#### Exercise directions:
The records underneath are to be repeated exactly, with the pictures left out.

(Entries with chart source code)
....................

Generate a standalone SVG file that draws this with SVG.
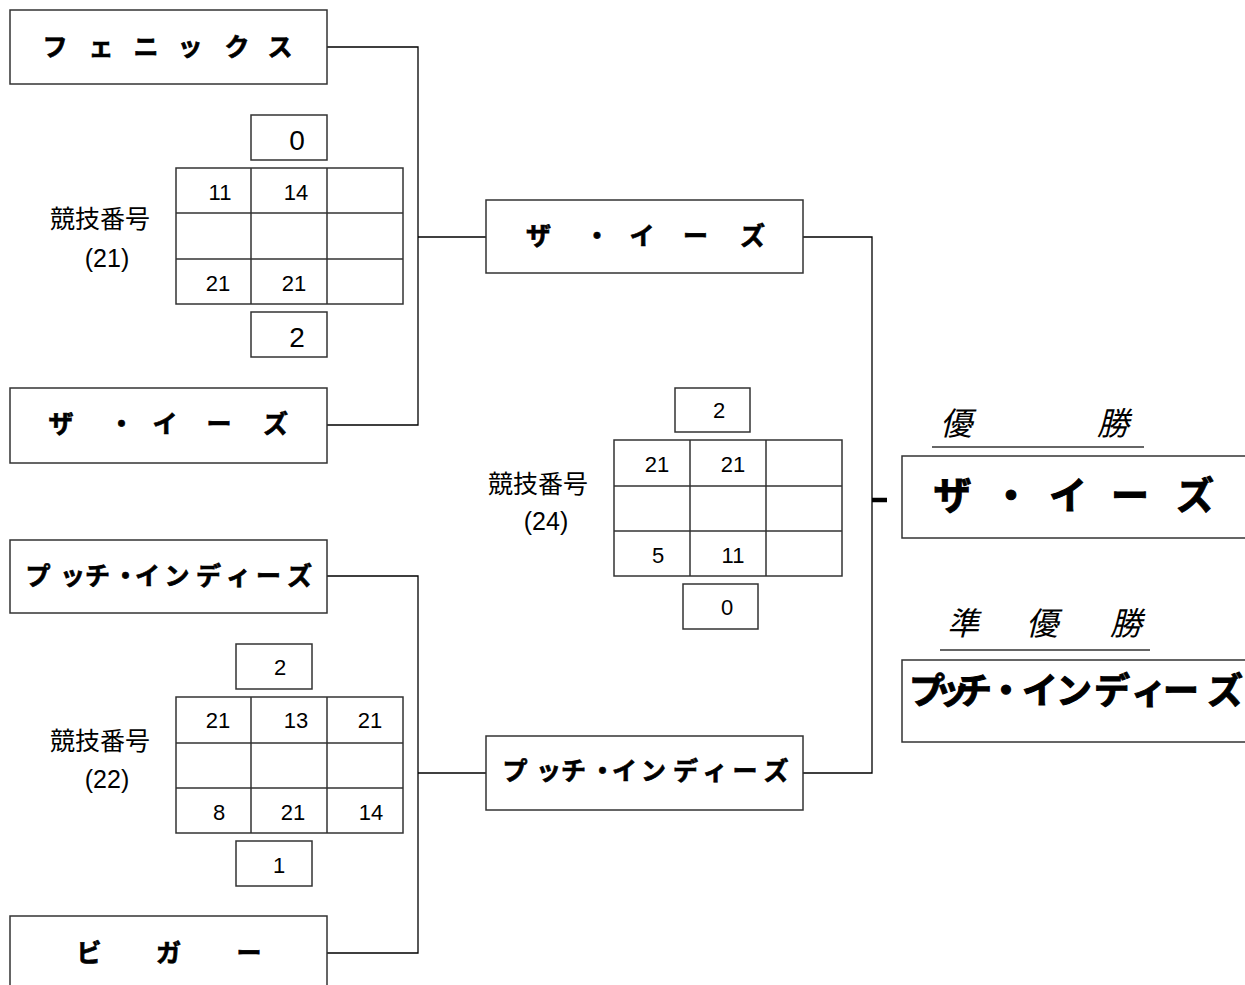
<svg xmlns="http://www.w3.org/2000/svg" width="1245" height="985" viewBox="0 0 1245 985">
<style>
.box{fill:#fff;stroke:#333;stroke-width:1.5}
.cell{fill:none;stroke:#333;stroke-width:1.5}
.team{font-family:"Noto Sans CJK JP","Noto Sans CJK SC",sans-serif;font-weight:700;font-size:25px;text-anchor:middle;fill:#000;stroke:#000;stroke-width:0.7}
.big{font-size:38px;stroke-width:1}
.mid{font-size:36px;stroke-width:1}
.num{font-family:"Liberation Sans",Arial,sans-serif;font-size:22px;text-anchor:middle;fill:#000}
.score{font-size:28px}
.lbl{font-family:"Liberation Sans","Noto Sans CJK JP",sans-serif;font-size:25px;text-anchor:middle;fill:#000}
.ttl{font-family:"Noto Sans CJK JP",sans-serif;font-style:italic;font-size:32px;text-anchor:middle;fill:#000}
.conn{stroke:#000;stroke-width:1.3;fill:none}
.ul{stroke:#333;stroke-width:1.5}
</style>
<rect width="1245" height="985" fill="#fff"/>

<g id="connectors">
<polyline class="conn" points="327,47 418,47 418,425 327,425"/>
<line class="conn" x1="418" y1="237" x2="486" y2="237"/>
<polyline class="conn" points="327,576 418,576 418,953 327,953"/>
<line class="conn" x1="418" y1="773" x2="486" y2="773"/>
<polyline class="conn" points="803,237 872,237 872,773 803,773"/>
<line x1="872" y1="500" x2="887" y2="500" stroke="#000" stroke-width="4.5"/>
</g>

<g id="team-phoenix">
<rect class="box" x="10" y="10" width="317" height="74"/>
<text class="team" x="55 101 146 190 237 280" y="56">フェニックス</text>
</g>
<g id="team-ease-1">
<rect class="box" x="10" y="388" width="317" height="75"/>
<text class="team" x="61 121.5 165 219 275.5" y="433">ザ・イーズ</text>
</g>
<g id="team-putch-1">
<rect class="box" x="10" y="540" width="317" height="73"/>
<text class="team" x="38 72.5 97.5 125.5 147.5 177 208.5 238.5 268.5 299.5" y="585">プッチ・インディーズ</text>
</g>
<g id="team-bigger">
<rect class="box" x="10" y="916" width="317" height="80"/>
<text class="team" x="89 168.5 249" y="962">ビガー</text>
</g>
<g id="team-ease-2">
<rect class="box" x="486" y="200" width="317" height="73"/>
<text class="team" x="538.5 597 642 695.5 752.5" y="245">ザ・イーズ</text>
</g>
<g id="team-putch-2">
<rect class="box" x="486" y="736" width="317" height="74"/>
<text class="team" x="515 548.5 573.5 602.5 624.5 653.5 685.5 715 745 776" y="780">プッチ・インディーズ</text>
</g>

<g id="match-21">
<text class="lbl" x="100" y="228">競技番号</text>
<text class="lbl" x="107" y="267">(21)</text>
<rect class="box" x="251" y="115" width="76" height="45"/>
<text class="num score" x="297" y="150">0</text>
<rect class="cell" x="176" y="168" width="227" height="136"/>
<path class="cell" d="M176 213H403M176 259H403M251 168V304M327 168V304"/>
<text class="num" x="220" y="200">11</text>
<text class="num" x="296" y="200">14</text>
<text class="num" x="218" y="291">21</text>
<text class="num" x="294" y="291">21</text>
<rect class="box" x="251" y="312" width="76" height="45"/>
<text class="num score" x="297" y="347">2</text>
</g>

<g id="match-22">
<text class="lbl" x="100" y="750">競技番号</text>
<text class="lbl" x="107" y="788">(22)</text>
<rect class="box" x="236" y="644" width="76" height="45"/>
<text class="num" x="280" y="675">2</text>
<rect class="cell" x="176" y="697" width="227" height="136"/>
<path class="cell" d="M176 743H403M176 788H403M251 697V833M327 697V833"/>
<text class="num" x="218" y="728">21</text>
<text class="num" x="296" y="728">13</text>
<text class="num" x="370" y="728">21</text>
<text class="num" x="219" y="820">8</text>
<text class="num" x="293" y="820">21</text>
<text class="num" x="371" y="820">14</text>
<rect class="box" x="236" y="841" width="76" height="45"/>
<text class="num" x="279" y="873">1</text>
</g>

<g id="match-24">
<text class="lbl" x="538" y="493">競技番号</text>
<text class="lbl" x="546" y="530">(24)</text>
<rect class="box" x="675" y="388" width="75" height="44"/>
<text class="num" x="719" y="418">2</text>
<rect class="cell" x="614" y="440" width="228" height="136"/>
<path class="cell" d="M614 486H842M614 531H842M690 440V576M766 440V576"/>
<text class="num" x="657" y="472">21</text>
<text class="num" x="733" y="472">21</text>
<text class="num" x="658" y="563">5</text>
<text class="num" x="733" y="563">11</text>
<rect class="box" x="683" y="584" width="75" height="45"/>
<text class="num" x="727" y="615">0</text>
</g>

<g id="winner">
<text class="ttl" x="956 1113" y="435">優勝</text>
<line class="ul" x1="932" y1="447" x2="1144" y2="447"/>
<rect class="box" x="902" y="456" width="360" height="82"/>
<text class="team big" x="952.5 1011 1068 1130 1195" y="509">ザ・イーズ</text>
</g>

<g id="runner-up">
<text class="ttl" x="963 1042 1126" y="635">準優勝</text>
<line class="ul" x1="940" y1="650" x2="1150" y2="650"/>
<rect class="box" x="902" y="660" width="360" height="82"/>
<text class="team mid" x="927 952 974 1006 1040 1074 1112 1149 1181 1225" y="704">プッチ・インディーズ</text>
</g>
</svg>
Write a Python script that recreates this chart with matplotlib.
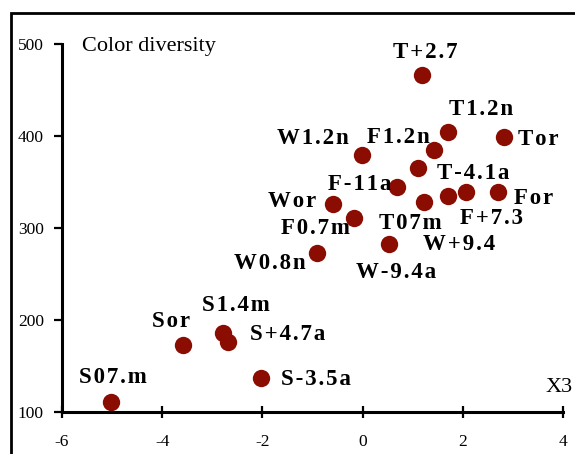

....................

#### Solution for this exercise:
Generate a standalone SVG file that draws this with SVG.
<svg xmlns="http://www.w3.org/2000/svg" width="1245" height="985" viewBox="0 0 1245 985">
<style>
.box{fill:#fff;stroke:#333;stroke-width:1.5}
.cell{fill:none;stroke:#333;stroke-width:1.5}
.team{font-family:"Noto Sans CJK JP","Noto Sans CJK SC",sans-serif;font-weight:700;font-size:25px;text-anchor:middle;fill:#000;stroke:#000;stroke-width:0.7}
.big{font-size:38px;stroke-width:1}
.mid{font-size:36px;stroke-width:1}
.num{font-family:"Liberation Sans",Arial,sans-serif;font-size:22px;text-anchor:middle;fill:#000}
.score{font-size:28px}
.lbl{font-family:"Liberation Sans","Noto Sans CJK JP",sans-serif;font-size:25px;text-anchor:middle;fill:#000}
.ttl{font-family:"Noto Sans CJK JP",sans-serif;font-style:italic;font-size:32px;text-anchor:middle;fill:#000}
.conn{stroke:#000;stroke-width:1.3;fill:none}
.ul{stroke:#333;stroke-width:1.5}
</style>
<rect width="1245" height="985" fill="#fff"/>

<g id="connectors">
<polyline class="conn" points="327,47 418,47 418,425 327,425"/>
<line class="conn" x1="418" y1="237" x2="486" y2="237"/>
<polyline class="conn" points="327,576 418,576 418,953 327,953"/>
<line class="conn" x1="418" y1="773" x2="486" y2="773"/>
<polyline class="conn" points="803,237 872,237 872,773 803,773"/>
<line x1="872" y1="500" x2="887" y2="500" stroke="#000" stroke-width="4.5"/>
</g>

<g id="team-phoenix">
<rect class="box" x="10" y="10" width="317" height="74"/>
<text class="team" x="55 101 146 190 237 280" y="56">フェニックス</text>
</g>
<g id="team-ease-1">
<rect class="box" x="10" y="388" width="317" height="75"/>
<text class="team" x="61 121.5 165 219 275.5" y="433">ザ・イーズ</text>
</g>
<g id="team-putch-1">
<rect class="box" x="10" y="540" width="317" height="73"/>
<text class="team" x="38 72.5 97.5 125.5 147.5 177 208.5 238.5 268.5 299.5" y="585">プッチ・インディーズ</text>
</g>
<g id="team-bigger">
<rect class="box" x="10" y="916" width="317" height="80"/>
<text class="team" x="89 168.5 249" y="962">ビガー</text>
</g>
<g id="team-ease-2">
<rect class="box" x="486" y="200" width="317" height="73"/>
<text class="team" x="538.5 597 642 695.5 752.5" y="245">ザ・イーズ</text>
</g>
<g id="team-putch-2">
<rect class="box" x="486" y="736" width="317" height="74"/>
<text class="team" x="515 548.5 573.5 602.5 624.5 653.5 685.5 715 745 776" y="780">プッチ・インディーズ</text>
</g>

<g id="match-21">
<text class="lbl" x="100" y="228">競技番号</text>
<text class="lbl" x="107" y="267">(21)</text>
<rect class="box" x="251" y="115" width="76" height="45"/>
<text class="num score" x="297" y="150">0</text>
<rect class="cell" x="176" y="168" width="227" height="136"/>
<path class="cell" d="M176 213H403M176 259H403M251 168V304M327 168V304"/>
<text class="num" x="220" y="200">11</text>
<text class="num" x="296" y="200">14</text>
<text class="num" x="218" y="291">21</text>
<text class="num" x="294" y="291">21</text>
<rect class="box" x="251" y="312" width="76" height="45"/>
<text class="num score" x="297" y="347">2</text>
</g>

<g id="match-22">
<text class="lbl" x="100" y="750">競技番号</text>
<text class="lbl" x="107" y="788">(22)</text>
<rect class="box" x="236" y="644" width="76" height="45"/>
<text class="num" x="280" y="675">2</text>
<rect class="cell" x="176" y="697" width="227" height="136"/>
<path class="cell" d="M176 743H403M176 788H403M251 697V833M327 697V833"/>
<text class="num" x="218" y="728">21</text>
<text class="num" x="296" y="728">13</text>
<text class="num" x="370" y="728">21</text>
<text class="num" x="219" y="820">8</text>
<text class="num" x="293" y="820">21</text>
<text class="num" x="371" y="820">14</text>
<rect class="box" x="236" y="841" width="76" height="45"/>
<text class="num" x="279" y="873">1</text>
</g>

<g id="match-24">
<text class="lbl" x="538" y="493">競技番号</text>
<text class="lbl" x="546" y="530">(24)</text>
<rect class="box" x="675" y="388" width="75" height="44"/>
<text class="num" x="719" y="418">2</text>
<rect class="cell" x="614" y="440" width="228" height="136"/>
<path class="cell" d="M614 486H842M614 531H842M690 440V576M766 440V576"/>
<text class="num" x="657" y="472">21</text>
<text class="num" x="733" y="472">21</text>
<text class="num" x="658" y="563">5</text>
<text class="num" x="733" y="563">11</text>
<rect class="box" x="683" y="584" width="75" height="45"/>
<text class="num" x="727" y="615">0</text>
</g>

<g id="winner">
<text class="ttl" x="956 1113" y="435">優勝</text>
<line class="ul" x1="932" y1="447" x2="1144" y2="447"/>
<rect class="box" x="902" y="456" width="360" height="82"/>
<text class="team big" x="952.5 1011 1068 1130 1195" y="509">ザ・イーズ</text>
</g>

<g id="runner-up">
<text class="ttl" x="963 1042 1126" y="635">準優勝</text>
<line class="ul" x1="940" y1="650" x2="1150" y2="650"/>
<rect class="box" x="902" y="660" width="360" height="82"/>
<text class="team mid" x="927 952 974 1006 1040 1074 1112 1149 1181 1225" y="704">プッチ・インディーズ</text>
</g>
</svg>
Write a Python script that recreates this chart with matplotlib.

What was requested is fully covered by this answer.